For a game whose reputation for shifting the conversations on what a video game can and cannot do can never be overstated, it’s fascinating to come back to Gone Home, two years later, and remember just how small it actually is. Even a meticulous playthrough can be a done deal in less time than most movies. And yet there’s incredible density in those scant hours. In that small fraction of time, Gone Home accomplishes storytelling miracles.
The game achieves the magic trick that the best stories do, shifting and tweaking our perceptions of the real world and the people living within it. You look around your home, or someone else’s home, and try to piece together a tale of years, of love, failures, and regrets. One is instantly impressed by the realization that these particular lives had to be handcrafted, with enough painstaking attention to detail to feel believable, and with just enough gentle guidance to encourage discovery, to usher players along the narrative in something resembling an order without feeling like the game is on rails.

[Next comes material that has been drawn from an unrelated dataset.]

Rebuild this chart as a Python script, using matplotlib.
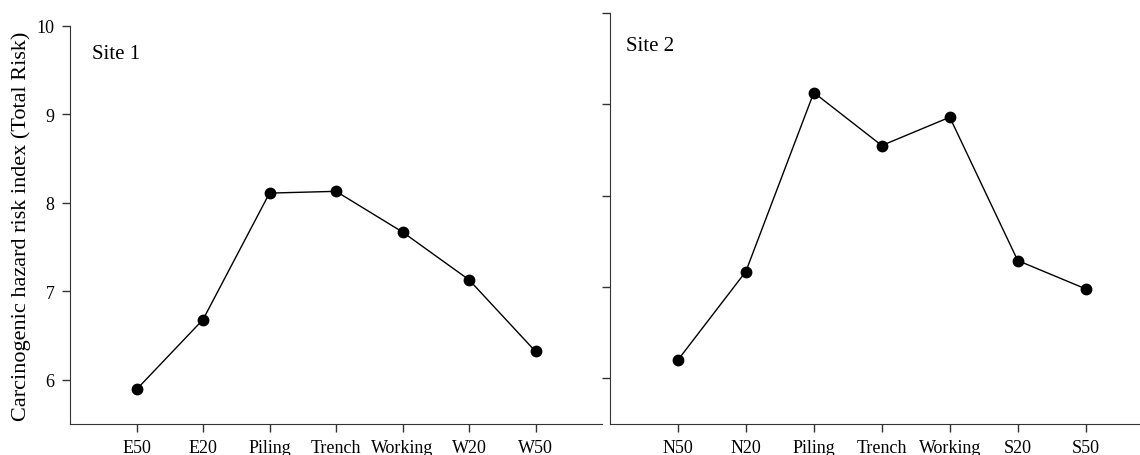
import matplotlib
matplotlib.use("Agg")
import matplotlib.pyplot as plt

plt.rcParams['font.family'] = ['Liberation Serif', 'DejaVu Serif']

# site 1 (east-west transect)
site1_labels = ['E50', 'E20', 'Piling', 'Trench', 'Working', 'W20', 'W50']
site1_risk = [5.89, 6.68, 8.11, 8.13, 7.67, 7.13, 6.32]

# site 2 (north-south transect)
site2_labels = ['N50', 'N20', 'Piling', 'Trench', 'Working', 'S20', 'S50']
site2_risk = [6.20, 7.17, 9.13, 8.55, 8.86, 7.29, 6.98]

fig = plt.figure(figsize=(11.4, 4.56), dpi=100)
ax1 = fig.add_axes([0.0614, 0.068, 0.4667, 0.873])
ax2 = fig.add_axes([0.535, 0.068, 0.477, 0.901])

for ax, labels, vals in [(ax1, site1_labels, site1_risk), (ax2, site2_labels, site2_risk)]:
    x = list(range(1, len(labels) + 1))
    ax.plot(x, vals, color='black', linewidth=1.0, marker='o',
            markersize=7.5, markerfacecolor='black', markeredgecolor='black')
    ax.set_xticks(x)
    ax.set_xticklabels(labels)
    ax.set_xlim(0, 8)
    ax.set_ylim(5.5, 10)
    ax.set_yticks([6, 7, 8, 9, 10])
    for side in ['left', 'bottom']:
        ax.spines[side].set_color('#333333')
    ax.spines['top'].set_visible(False)
    ax.spines['right'].set_visible(False)
    ax.tick_params(direction='out', length=6, width=1, colors='#333333',
                   labelcolor='black', labelsize=13, pad=5)

ax2.set_yticklabels([])

ax1.set_ylabel('Carcinogenic hazard risk index (Total Risk)', fontsize=16, labelpad=4)
ax1.text(0.042, 0.955, 'Site 1', transform=ax1.transAxes, fontsize=15, va='top')
ax2.text(0.03, 0.945, 'Site 2', transform=ax2.transAxes, fontsize=15, va='top')

fig.savefig('out.png', dpi=100)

When Kaitlin Greenbriar returns to her family’s home, having moved and settled down after she went off to see Europe, the conceit is that she ultimately knows just as little about her own family as we do, but players are compelled and beckoned to change that by every little secret the house itself holds just by nature of the fact that it exists, and that it was lived in.
Kaitlin’s life is rather easily explained, but her dawning ignorance about the people her parents and sister truly are is its own plot development. Regardless, only one of those plots is given a voice in the narrative, and that’s Kaitlin’s sister, Sam. It’s her warning message taped to the front door stating that she’s run away and won’t be returning any time soon that grants the game’s early stretch a striking sense of urgency, as the player is pressed to discover why Kaitlin has come home to an empty house.
One of the finest, most relatable examples of the incredible empathy that video games are capable of inspiring.
It’s here that the game’s pedigree as the product of a group of BioShock veterans reveals itself. Audio diaries were strewn around BioShock’s underwater city of Rapture, but so much more of what happened to the city had to be gleaned from walking its streets and observing the state of how homes, hovels, and storefronts were abandoned by denizens; there was a tale to unfold through all the torn photographs, waterlogged newspapers, and, of course, the trail of unfathomably mutilated corpses. Learning what’s happened to the family at the center of Gone Home similarly depends on processing the pieces of a creepy, though smaller-scale, aftermath.
We hear the voice of Kaitlin’s sister, Sam, at various points as she narrates her own journal, but otherwise everything else we learn about their family must be parsed out from what they left behind: elaborate, sarcastic notes on the family bulletin board, letters between friends, old sports trophies, rejection letters, company memos from work, long-buried legal documents. Most of what’s here is useless, random cups and books that can be picked up and examined, adding nothing to the world except to clue the player in that they can and should search everything. Even then, an obsessive searcher can wander through the Greenbriar house several times and find something they missed on the next playthrough that colors in who these people were.
The Greenbriars aren’t special, really, but it’s in the tiny human moments that they become extraordinary: a wife having faith in her husband achieving his dreams, even at the brink of estrangement; a girl discovering who she is and where in the world she belongs. The game’s grace lies in what these people do and don’t share with each other, in how they express the fears and urges that inhabit most people. It’s in this family’s simple humanity and the ability to immerse oneself in that humanity that Gone Home achieves greatness. It’s one of the finest, most relatable examples of the instant, incredible empathy that video games are capable of inspiring when the people making games in it remember how many worthwhile stories happen every day, to people who aren’t carrying automatic weapons into a warzone. It’s a testament to how capable the medium can be at letting players experience them to their fullest.